よき友を得ることは、
聖なる道のすべてらしい
お釈迦様の弟子のひとり、
アーナンダは、25年間、
お釈迦様の付き人をしていました。
ある日、アーナンダは、
お釈迦様にこう尋ねます。
「お師匠様、よき友に出会うことは、
聖なる道の半ばまで来たと思って、
いいのではないでしょうか?」
私の考えでは、「聖なる道」というのは、
「心に曇りや苦しみがなく、
明るく穏やかに生きて行くこと」
という意味ではなかったかと思います。
アーナンダの問いかけに、
お釈迦様は答えました。
「アーナンダよ、よき友を得ることは、
聖なる道の半ばではない。
聖なる道のすべてである」
お釈迦様は、こう説明したそうです。
「私(お釈迦様)を友にすることによって、
人は老いる身でありながら老いを恐れずにすみ、
病むこともある身でありながら病むことを恐れずにすむ。
必ず死すべき身でありながら、
死の恐れから逃れることができる。
よき友を持つことは、
幸せに生きる絶対条件なのだ」
師匠を「友」と呼ぶことに異論もありそうですが、
お釈迦様の言う「友」とは、
遊び相手や遊び仲間のことではないと思います。
本来の「友」とは、
遊び相手とか遊び仲間というようなものではなくて、
人生上の悩み・苦しみ・苦悩・煩悩を少しでも
軽減してくれるような「気づき」を与えてくれる人のようです。
それは同時に、
自分もそういう存在になることが
「よき友」と言われる条件ということでもあります。
自分も「よき友」と呼ばれるような存在になって、
互いに教え合い、
学びや気づきを知らせ合うことが、
「友」という関係なのかもしれません。
「友」という存在の本質を理解するには、
「『幸せ』とは何か」を正しく認識する必要がありそうです。
「幸せ」とは、何かを手に入れることでも、
思い通りにすることでもなく、
「今の自分が『幸せ』の中に
存在していること」を知ることだからです。
「得ること」や「手に入れること」を求めている限り、
本当の「幸せ」はやってこない気がします。
なぜなら、
思い通りに得られるものなど、
ほとんどないからです。
「こんなことを感じた」「こんなふうに思った」
ということを語り合うことで、
重荷を減らし、ラクになり、
生きることが楽しくなる。
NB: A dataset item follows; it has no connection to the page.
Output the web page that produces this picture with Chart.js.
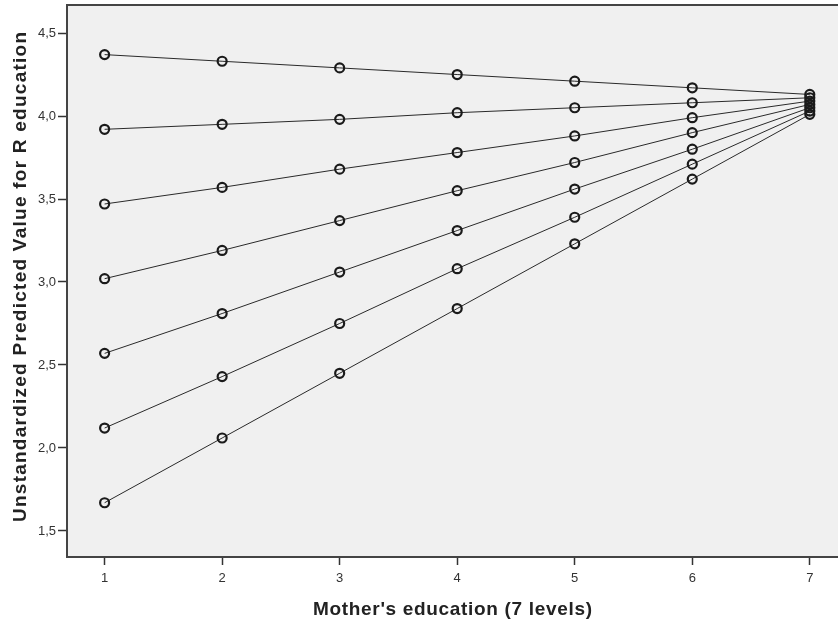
<!DOCTYPE html>
<html>
<head>
<meta charset="utf-8">
<title>Predicted R education by mother's education</title>
<script src="https://cdn.jsdelivr.net/npm/chart.js@4.4.1/dist/chart.umd.min.js"></script>
<style>
  html, body { margin: 0; padding: 0; background: #fff; }
  #wrap { width: 838px; height: 622px; position: relative; }
</style>
</head>
<body>
<div id="wrap"><canvas id="myChart"></canvas></div>
<script>
// Mother's education levels (x) and predicted R education for each line
const levels = [1, 2, 3, 4, 5, 6, 7];
const line1 = [4.37, 4.33, 4.29, 4.25, 4.21, 4.17, 4.13];
const line2 = [3.92, 3.95, 3.98, 4.02, 4.05, 4.08, 4.11];
const line3 = [3.47, 3.57, 3.68, 3.78, 3.88, 3.99, 4.09];
const line4 = [3.02, 3.19, 3.37, 3.55, 3.72, 3.90, 4.07];
const line5 = [2.57, 2.81, 3.06, 3.31, 3.56, 3.80, 4.05];
const line6 = [2.12, 2.43, 2.75, 3.08, 3.39, 3.71, 4.03];
const line7 = [1.67, 2.06, 2.45, 2.84, 3.23, 3.62, 4.01];
const yTickValues = [1.5, 2.0, 2.5, 3.0, 3.5, 4.0, 4.5];

const xTitle = "Mother's education (7 levels)";
const yTitle = "Unstandardized Predicted Value for R education";

const FONT = 'Arial, "Liberation Sans", sans-serif';

(() => {
  "use strict";

  const allLines = [line1, line2, line3, line4, line5, line6, line7];

  const datasets = allLines.map((vals) => ({
    data: levels.map((lv, i) => ({ x: lv, y: vals[i] })),
    showLine: true,
    borderColor: "#2a2a2a",
    borderWidth: 1,
    pointRadius: 4.5,
    pointHoverRadius: 4.5,
    pointBorderWidth: 2.2,
    pointBorderColor: "#1a1a1a",
    pointBackgroundColor: "rgba(0,0,0,0)",
  }));

  // draw text with letter spacing so it spans a given width
  function drawSpaced(ctx, text, left, baseline, width) {
    ctx.letterSpacing = "0px";
    const natural = ctx.measureText(text).width;
    const ls = (width - natural) / (text.length - 1);
    ctx.letterSpacing = ls + "px";
    ctx.textAlign = "left";
    ctx.textBaseline = "alphabetic";
    ctx.fillText(text, left, baseline);
    ctx.letterSpacing = "0px";
  }

  const plotFrame = {
    id: "plotFrame",
    beforeDraw(chart) {
      const { ctx, chartArea: a } = chart;
      ctx.save();
      ctx.fillStyle = "#f0f0f0";
      ctx.fillRect(a.left, a.top, a.right - a.left, a.bottom - a.top);
      ctx.restore();
    },
    afterDraw(chart) {
      const { ctx, chartArea: a } = chart;
      ctx.save();
      ctx.strokeStyle = "#444";
      ctx.lineWidth = 2;
      ctx.beginPath();
      ctx.moveTo(a.left - 1, a.top);
      ctx.lineTo(a.right, a.top);
      ctx.stroke();

      ctx.fillStyle = "#222";
      ctx.font = "bold 19px " + FONT;
      // x title
      drawSpaced(ctx, xTitle, 313, 615, 279);
      // y title, rotated
      ctx.translate(26, 277);
      ctx.rotate(-Math.PI / 2);
      drawSpaced(ctx, yTitle, -245, 0, 490);
      ctx.restore();
    },
  };

  const ctx = document.getElementById("myChart");
  const myChart = new Chart(ctx, {
    type: "scatter",
    data: { datasets: datasets },
    plugins: [plotFrame],
    options: {
      responsive: true,
      maintainAspectRatio: false,
      animation: false,
      layout: {
        autoPadding: false,
        padding: { top: 5, right: 0, bottom: 0, left: 0 },
      },
      plugins: {
        legend: { display: false },
        tooltip: { enabled: false },
      },
      scales: {
        x: {
          type: "linear",
          min: 0.68,
          max: 7.24,
          afterBuildTicks: (scale) => {
            scale.ticks = levels.map((v) => ({ value: v }));
          },
          afterFit: (scale) => {
            scale.height = 65;
            scale.paddingLeft = 0;
            scale.paddingRight = 0;
          },
          grid: {
            drawOnChartArea: false,
            tickLength: 8,
            tickColor: "#333",
            tickWidth: 1.5,
          },
          border: { color: "#444", width: 2 },
          ticks: {
            padding: 6,
            color: "#333",
            font: { family: FONT, size: 13 },
            maxRotation: 0,
          },
          title: { display: false },
        },
        y: {
          min: 1.343,
          max: 4.669,
          afterBuildTicks: (scale) => {
            scale.ticks = yTickValues.map((v) => ({ value: v }));
          },
          afterFit: (scale) => {
            scale.width = 67;
            scale.paddingTop = 0;
            scale.paddingBottom = 0;
          },
          grid: {
            drawOnChartArea: false,
            tickLength: 9,
            tickColor: "#333",
            tickWidth: 1.5,
          },
          border: { color: "#444", width: 2 },
          ticks: {
            padding: 2,
            color: "#333",
            font: { family: FONT, size: 13 },
            callback: (v) => Number(v).toFixed(1).replace(".", ","),
          },
          title: { display: false },
        },
      },
    },
  });
})();
</script>
</body>
</html>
そういう仲間こそが、
お釈迦様の言う「友」だと私は解釈しています。
私が思うに、
「友」と「師匠」の違いは、
「一方通行」と「相互通行」の差ではないでしょうか。
お互いに、「こんなことがわかった」
「こんなことを知った」と教え合い、
語り合うのが「友」の本質だと思います。
おそらくお釈迦様も、
アーナンダの何気ないひと言から
多くのことに気づき、
学んでいたのではないでしょうか。
その意味でアーナンダは、
お釈迦様にとって真の友だったのかもしれません。